As for Tessellation requires, it also makes use of pixel pipelines. Each tessellation unit (geometry processor) has dedicated hardware for vertex fetch, tessellation, and coordinate transformations. They operate with raster engines which transform newly tessellated triangles into a fine stream of pixels for shading. In other words, as the resolution rises, you need more pixels because you end up with more triangles.
If tessellation was the main bottleneck, GM200 would pull away from GCN as the resolution rises. But we don't see that happening in a majority of DX11 titles.
Take Rise of the Tomb Raider for example:
At 1600x900, look at how GCN cards relative to the SM200 cards. First the R9 390x at 79.4 FPS vs a GTX 980 at at 85.3 FPS. A 6 FPS lead for the GTX 980. Now lets compare a FuryX at 87.6 FPS vs a GTX 980 Ti at 105.5 FPS a near 18 FPS lead for the GTX 980 Ti.
Now lets move to 2560x1440:
At this resolution the R9 390x has a 1.7 FPS lead over the GTX 980 and that 18 FPS lead the GTX 980 Ti had over the FuryX? Down to 1.1 FPS.
So what happened? Well as the resolution rises, we become more GPU bound rather than CPU bound at lower resolutions.
If GCN were GPU bound at lower resolutions, then as the resolution scaled higher, SM200 would continue to maintain a large lead over GCN.
Some people claim that memory bandwidth plays a role except that...
it doesn't. In theory yes but not in practice due to the large L2 cache found on SM200 coupled with the superior color compression algorithms.

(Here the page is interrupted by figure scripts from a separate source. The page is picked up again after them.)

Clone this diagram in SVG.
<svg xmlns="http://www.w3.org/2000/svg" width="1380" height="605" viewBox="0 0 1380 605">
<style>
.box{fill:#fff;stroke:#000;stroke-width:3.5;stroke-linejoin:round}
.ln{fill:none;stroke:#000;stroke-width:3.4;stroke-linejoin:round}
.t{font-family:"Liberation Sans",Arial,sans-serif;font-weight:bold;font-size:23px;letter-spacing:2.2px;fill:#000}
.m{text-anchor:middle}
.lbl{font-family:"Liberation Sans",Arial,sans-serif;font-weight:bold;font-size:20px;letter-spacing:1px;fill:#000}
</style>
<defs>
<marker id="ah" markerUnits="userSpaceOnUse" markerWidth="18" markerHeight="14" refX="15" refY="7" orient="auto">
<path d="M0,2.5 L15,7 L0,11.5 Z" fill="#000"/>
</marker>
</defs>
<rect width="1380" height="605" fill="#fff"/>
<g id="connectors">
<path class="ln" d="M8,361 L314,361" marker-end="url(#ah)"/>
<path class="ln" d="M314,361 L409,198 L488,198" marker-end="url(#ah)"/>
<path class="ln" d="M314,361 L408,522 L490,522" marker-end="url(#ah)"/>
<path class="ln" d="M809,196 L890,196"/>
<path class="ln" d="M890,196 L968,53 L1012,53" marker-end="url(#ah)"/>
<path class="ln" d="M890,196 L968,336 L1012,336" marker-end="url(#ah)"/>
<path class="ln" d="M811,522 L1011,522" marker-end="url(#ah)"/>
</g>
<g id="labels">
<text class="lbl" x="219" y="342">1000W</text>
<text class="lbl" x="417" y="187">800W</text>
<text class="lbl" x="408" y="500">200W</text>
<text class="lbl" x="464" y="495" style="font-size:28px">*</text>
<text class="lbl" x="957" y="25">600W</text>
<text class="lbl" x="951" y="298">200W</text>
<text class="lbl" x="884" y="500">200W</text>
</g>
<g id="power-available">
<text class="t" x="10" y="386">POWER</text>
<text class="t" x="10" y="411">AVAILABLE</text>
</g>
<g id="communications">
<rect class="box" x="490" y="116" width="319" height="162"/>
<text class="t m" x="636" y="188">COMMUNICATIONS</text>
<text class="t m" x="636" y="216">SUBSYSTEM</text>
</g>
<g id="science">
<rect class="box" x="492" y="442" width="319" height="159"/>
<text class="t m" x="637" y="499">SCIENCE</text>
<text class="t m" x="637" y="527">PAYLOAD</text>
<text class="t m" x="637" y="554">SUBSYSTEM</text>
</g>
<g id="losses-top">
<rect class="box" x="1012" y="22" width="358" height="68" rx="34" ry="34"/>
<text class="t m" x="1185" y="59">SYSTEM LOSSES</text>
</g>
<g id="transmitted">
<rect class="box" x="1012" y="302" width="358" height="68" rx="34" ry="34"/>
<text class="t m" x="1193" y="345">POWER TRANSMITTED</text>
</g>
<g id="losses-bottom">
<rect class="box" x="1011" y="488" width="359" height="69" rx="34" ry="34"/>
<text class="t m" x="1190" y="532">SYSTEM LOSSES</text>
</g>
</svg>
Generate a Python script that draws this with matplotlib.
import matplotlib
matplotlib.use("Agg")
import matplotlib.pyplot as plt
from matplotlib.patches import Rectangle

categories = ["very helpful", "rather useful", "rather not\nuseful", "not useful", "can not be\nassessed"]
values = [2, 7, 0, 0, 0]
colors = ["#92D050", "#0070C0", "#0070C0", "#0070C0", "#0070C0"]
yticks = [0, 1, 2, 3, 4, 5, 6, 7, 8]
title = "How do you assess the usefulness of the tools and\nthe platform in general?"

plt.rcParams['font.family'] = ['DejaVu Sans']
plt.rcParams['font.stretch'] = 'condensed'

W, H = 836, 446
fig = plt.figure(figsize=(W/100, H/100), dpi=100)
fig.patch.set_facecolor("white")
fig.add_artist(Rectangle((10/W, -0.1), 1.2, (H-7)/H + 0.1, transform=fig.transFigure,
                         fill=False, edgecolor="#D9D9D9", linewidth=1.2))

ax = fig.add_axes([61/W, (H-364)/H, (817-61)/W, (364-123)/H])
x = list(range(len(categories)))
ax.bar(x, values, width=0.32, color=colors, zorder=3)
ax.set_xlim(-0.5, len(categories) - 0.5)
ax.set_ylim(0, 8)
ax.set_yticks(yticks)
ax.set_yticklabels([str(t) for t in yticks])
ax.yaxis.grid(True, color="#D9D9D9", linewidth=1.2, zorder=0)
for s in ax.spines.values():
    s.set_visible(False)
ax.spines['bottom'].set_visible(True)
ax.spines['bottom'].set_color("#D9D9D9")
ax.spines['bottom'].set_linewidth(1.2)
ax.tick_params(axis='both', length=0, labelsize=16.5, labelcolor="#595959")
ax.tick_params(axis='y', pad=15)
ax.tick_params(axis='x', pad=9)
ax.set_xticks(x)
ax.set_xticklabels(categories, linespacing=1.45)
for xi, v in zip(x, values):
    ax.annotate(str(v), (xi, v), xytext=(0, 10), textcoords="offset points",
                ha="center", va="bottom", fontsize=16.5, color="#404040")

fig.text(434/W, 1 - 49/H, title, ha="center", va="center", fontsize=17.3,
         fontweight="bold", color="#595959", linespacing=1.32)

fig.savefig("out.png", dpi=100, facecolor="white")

As for GCN having more, yet slower cores, that's not true (speaking clock for clock and core for core). It has to do with the types of shaders (short or long) fed to both GCN and SM200. GCN likes long running shaders while SM200 likes short running shaders. Another determining factor is utilization. GCN is a wider architecture and requires a higher degree of parallelism in order to make use of its full compute capabilities. What do I mean by wider architecture?
On GCN:
Each CU is composed of 64 SIMD cores which can execute 40 wavefronts concurrently and each wavefront is composed of 64 threads. So that's 2,560 threads per 64 SIMD cores. For Fiji, with its 64 CUs, that's a total of 163,840 threads executing concurrently.
Source:
http://www.anandtech.com/show/4455/amds-graphics-core-next-preview-amd-architects-for-compute/4
On SM200:
Each SMM is composed of 128 SIMD cores and can execute 64 warps concurrently and each warp is composed of 32 threads. So that's 2,048 threads per 128 SIMD cores. For a GTX 980 Ti, with its 22 SMMs, that's a total of 45,056 threads executing concurrently.
Source:
https://devblogs.nvidia.com/parallelforall/maxwell-most-advanced-cuda-gpu-ever-made/
GCN therefore has less SIMD cores dedicated towards doing more work. SM200 has more SIMD cores dedicated towards doing less work.
So if you're feeding your GPU with small amounts of compute work items, SM200 will come out on top. If you're feeding your GPU with large amounts of compute work, GCN will come out on top.
Hence why GCN stands to benefit more from Asynchronous compute + graphics than SM200 does because GCN has more threads idling than SM200. So long as you feed both architectures with optimized code, they perform as expected:
If anything, GCN has superior compute cores over SM200:
What is ALU latency? The amount of cycles the ALU takes to process a MADD operation. In other words, the performance of an SIMD unit. GCN is around 4 cycles while SM200 is just over 5. This behavior shocked folks over at Beyond3D when the Async compute controversy was in full force, see below...
Ext3h:
GCN has only 4 cycles latency for the simple SP instructions. Which I already accounted for, at least for "pure" SP loads, not to mention that this is also the minimum latency for all instructions on GCN and GCN also features a much larger register file.
The 6 cycle SP latency for Maxwell however is ... weird. I actually though that Maxwell had a LOWER latency for primitive SP instructions than GCN, but the opposite appears to be the case???
Source:
https://forum.beyond3d.com/posts/1871515/
NVIDIA have made some large advances with SM200 over Kepler but they're still behind on per SIMD performance. It's just that SM200 dedicates more of its weaker SIMDs towards doing smaller compute work items than GCN (hence the NVIDIA recommendation of large batches of short running shaders). Ext3h made the same recommendation here:
http://ext3h.makegames.de/DX12_Compute.html
For a safe bet, go with the batched approach recommended for Nvidia hardware:
Choose sufficiently large batches of short running shaders.Long running shaders can complicate scheduling on Nvidias hardware. Ensure that the GPU can remain fully utilized until the end of each batch. Tune this for Nvidias hardware, AMD will adapt just fine.
also recommended by NVIDIA here:
https://developer.nvidia.com/dx12-dos-and-donts
The problem is that game titles are mostly sponsored by NVIDIA and the code they run tends to be optimized for NVIDIA. These games don't tend to be compute heavy at all so when it comes to smaller compute work items, SM200 can come out on top.
In the professional realm, CUDA optimizations and documentation far surpasses that of OpenCL.
The software makes the difference in this case.